Trails and slopes: 25
30% beginner
40% intermediate
30% advanced/expert

5 chairlifts,
7 surface lifts,
Uphill Capacity per Hour: 17,200 people.

Snowmaking:
130 acres.

Dining at Ore Creek Mountain Grill for casual table service and Ski Hill Grill for quick serve.
2 Bars

==Groups and clubs==
Mt. Brighton's Snowsports Academy offers ski and snowboard lessons to groups and individuals, and offers specialized programs for children (skiing and snowboarding) as well as ski racing. The Snowsports Staff is made up of highly trained instructors—many of whom are AASI (American Association of Snowboard Instructors) or PSIA (Professional Ski Instructors of America) certified. "Ski and Snowboard Club" is a popular activity for suburban and metro Detroit elementary and high school students who want to learn to ski or snowboard, and Mt. Brighton provides lessons to many of these groups. National Ski Patrol certified staff and volunteers provide education and training in leadership, outdoor emergency care, safety and transportation services. XLR8 alpine Racing also calls Mt. Brighton their home. They teach young skiers how to race.
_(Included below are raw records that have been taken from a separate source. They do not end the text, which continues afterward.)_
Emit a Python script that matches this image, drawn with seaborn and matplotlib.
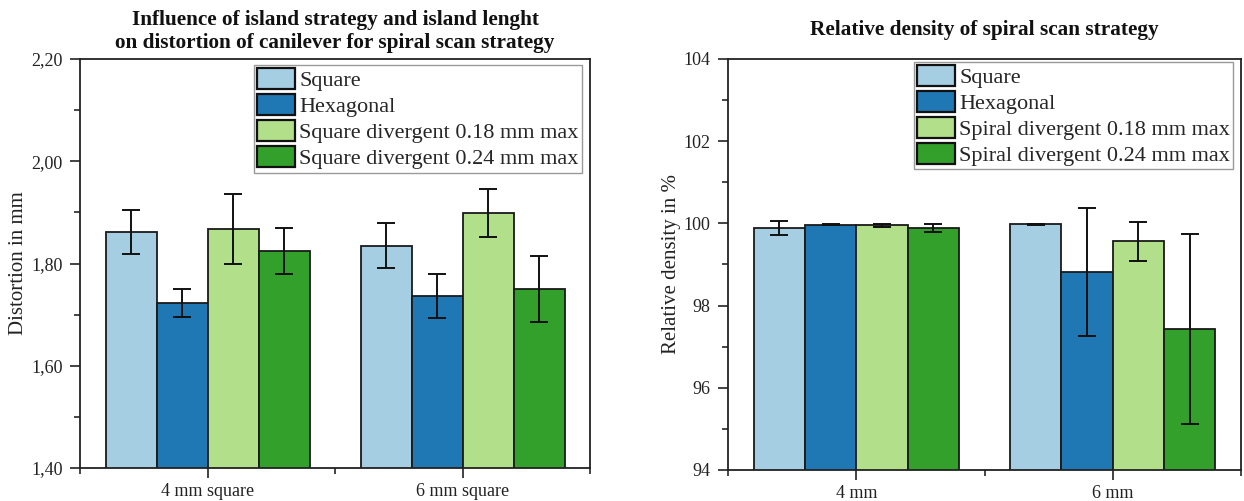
import numpy as np
import pandas as pd
import matplotlib
matplotlib.use("Agg")
import matplotlib.pyplot as plt
from matplotlib.patches import Patch
from matplotlib.ticker import FuncFormatter, MultipleLocator
import seaborn as sns

# ---------------- data ----------------
groups_left = ["4 mm square", "6 mm square"]
series_left = ["Square", "Hexagonal", "Square divergent 0.18 mm max", "Square divergent 0.24 mm max"]
dist_square = [1.862, 1.835]
dist_hexagonal = [1.723, 1.737]
dist_div018 = [1.867, 1.899]
dist_div024 = [1.824, 1.750]
dist_err_square = [0.043, 0.044]
dist_err_hexagonal = [0.027, 0.043]
dist_err_div018 = [0.068, 0.047]
dist_err_div024 = [0.045, 0.064]

groups_right = ["4 mm", "6 mm"]
series_right = ["Square", "Hexagonal", "Spiral divergent 0.18 mm max", "Spiral divergent 0.24 mm max"]
dens_square = [99.89, 99.98]
dens_hexagonal = [99.97, 98.82]
dens_div018 = [99.95, 99.56]
dens_div024 = [99.89, 97.43]
dens_err_square = [0.17, 0.01]
dens_err_hexagonal = [0.02, 1.55]
dens_err_div018 = [0.04, 0.48]
dens_err_div024 = [0.10, 2.30]

colors = ["#a6cee3", "#1f78b4", "#b2df8a", "#33a02c"]

left_yticks = [1.40, 1.60, 1.80, 2.00, 2.20]
right_yticks = [94, 96, 98, 100, 102, 104]

# ---------------- style ----------------
sns.set_theme(style="ticks")
plt.rcParams["font.family"] = ["Liberation Serif", "DejaVu Serif"]

W, H = 1244, 501
fig = plt.figure(figsize=(W / 100, H / 100), dpi=100)
axL = fig.add_axes([80 / W, (H - 468) / H, 510 / W, 409 / H])
axR = fig.add_axes([728 / W, (H - 470) / H, 513 / W, 411 / H])


def long_df(groups, series, values, errs):
    rows = []
    for s, vals, es in zip(series, values, errs):
        for g, v, e in zip(groups, vals, es):
            rows.append({"group": g, "series": s, "value": v, "err": e})
    return pd.DataFrame(rows)


def draw(ax, df, series, groups, ylim, yticks, fmt, minor, ylabel, title, title_pad, legend_anchor):
    sns.barplot(data=df, x="group", y="value", hue="series", hue_order=series,
                order=groups, palette=colors, saturation=1, edgecolor="#1a1a1a",
                linewidth=1.3, errorbar=None, width=0.8, ax=ax, legend=False)
    for cont, s in zip(ax.containers, series):
        sub = df[df["series"] == s].set_index("group").loc[groups]
        for bar, v, e in zip(cont, sub["value"], sub["err"]):
            x = bar.get_x() + bar.get_width() / 2
            ax.errorbar(x, v, yerr=e, fmt="none", ecolor="#111111",
                        elinewidth=1.4, capsize=6.5, capthick=1.4, zorder=5)
    ax.set_ylim(*ylim)
    ax.set_xlim(-0.5, 1.5)
    ax.set_yticks(yticks)
    ax.yaxis.set_major_formatter(FuncFormatter(fmt))
    ax.yaxis.set_minor_locator(MultipleLocator(minor))
    ax.xaxis.set_minor_locator(MultipleLocator(0.5))
    ax.tick_params(axis="both", which="major", direction="out", length=7,
                   width=1.2, labelsize=13, colors="#222222", pad=3.5)
    ax.tick_params(axis="y", which="major", pad=5.5)
    ax.tick_params(axis="both", which="minor", direction="out", length=4, width=1.2)
    ax.tick_params(axis="x", which="minor", bottom=True)
    ax.set_xlabel("")
    ax.set_ylabel(ylabel, fontsize=15, color="#222222", labelpad=2)
    ax.set_title(title, fontsize=15.3, fontweight="bold", pad=title_pad, color="#111111")
    for sp in ax.spines.values():
        sp.set_visible(True)
        sp.set_linewidth(1.3)
        sp.set_color("#222222")
    handles = [Patch(facecolor=c, edgecolor="#111111", linewidth=1.6, label=s)
               for c, s in zip(colors, series)]
    leg = ax.legend(handles=handles, loc="upper right", bbox_to_anchor=legend_anchor,
                    borderaxespad=0, fontsize=16, frameon=True, fancybox=False,
                    framealpha=1, edgecolor="#9a9a9a", handlelength=1.7,
                    handleheight=1.05, handletextpad=0.2, labelspacing=0.14,
                    borderpad=0.15)
    leg.get_frame().set_linewidth(1.0)


dfL = long_df(groups_left, series_left,
              [dist_square, dist_hexagonal, dist_div018, dist_div024],
              [dist_err_square, dist_err_hexagonal, dist_err_div018, dist_err_div024])
dfR = long_df(groups_right, series_right,
              [dens_square, dens_hexagonal, dens_div018, dens_div024],
              [dens_err_square, dens_err_hexagonal, dens_err_div018, dens_err_div024])

draw(axL, dfL, series_left, groups_left, (1.40, 2.20), left_yticks,
     lambda v, p: f"{v:.2f}".replace(".", ","), 0.1, "Distortion in mm",
     "Influence of island strategy and island lenght\non distortion of canilever for spiral scan strategy",
     8, (0.984, 0.985))
draw(axR, dfR, series_right, groups_right, (94, 104), right_yticks,
     lambda v, p: f"{v:.0f}", 1, "Relative density in %",
     "Relative density of spiral scan strategy", 17, (0.985, 0.993))

fig.savefig("out.png", dpi=100)
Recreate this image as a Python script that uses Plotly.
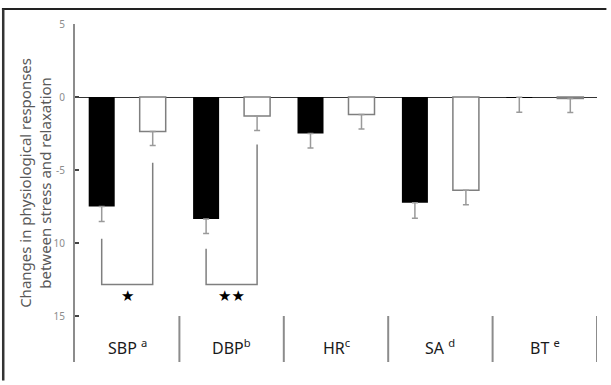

NASTAR (NAtional STAndard Race) racing is available to the public as well as Epic Race, Saturdays and Sundays, allowing racers to compare their race results to other NASTAR competitors. There are additional events held throughout the season, including a New Year's Eve party, Rail Jams, and numerous ski races.

==The Golf Club at Mt. Brighton==
The Golf Club at Mt. Brighton is an 18-hole golf course that was added to Mt. Brighton in 2001. Bruce Matthews designed the par 71 course with four sets of tees ranging in yardage from 6,655 to 4,826. This was then closed in July 2020.

==Aspen Extreme==
Mt. Brighton made a national appearance in the 1993 feature-length film, "Aspen Extreme." The movie was filmed on location at Mt. Brighton and also in Aspen, Colorado. The main character, T.J. Burke (played by Paul Gross), walks onto Mt. Brighton in late Fall at the start of the movie. Burke hikes up the Black run to the top of the Red, Black and Silver chairlifts where Dexter Rutecki (Peter Berg) is welding a two-person chair that belonged to the Blue chairlift. The Blue, Green and Yellow chairlifts are on the second peak at Mt. Brighton, which is clearly visible in the background. Throughout the movie, Rutecki wears an orange hat created for the movie, but is mistakenly believed to be the official hat of the Mt. Brighton maintenance department employees. The movie indicates that Mt. Brighton was built on top of an existing land fill, which is somewhat misleading. Mt. Brighton was created with excess road debris from the construction of Interstate 96 and US 23, which could also be considered land fill, not with garbage.

The owners of Mt. Brighton were the Bruhn family, who also managed the golf course during the summer.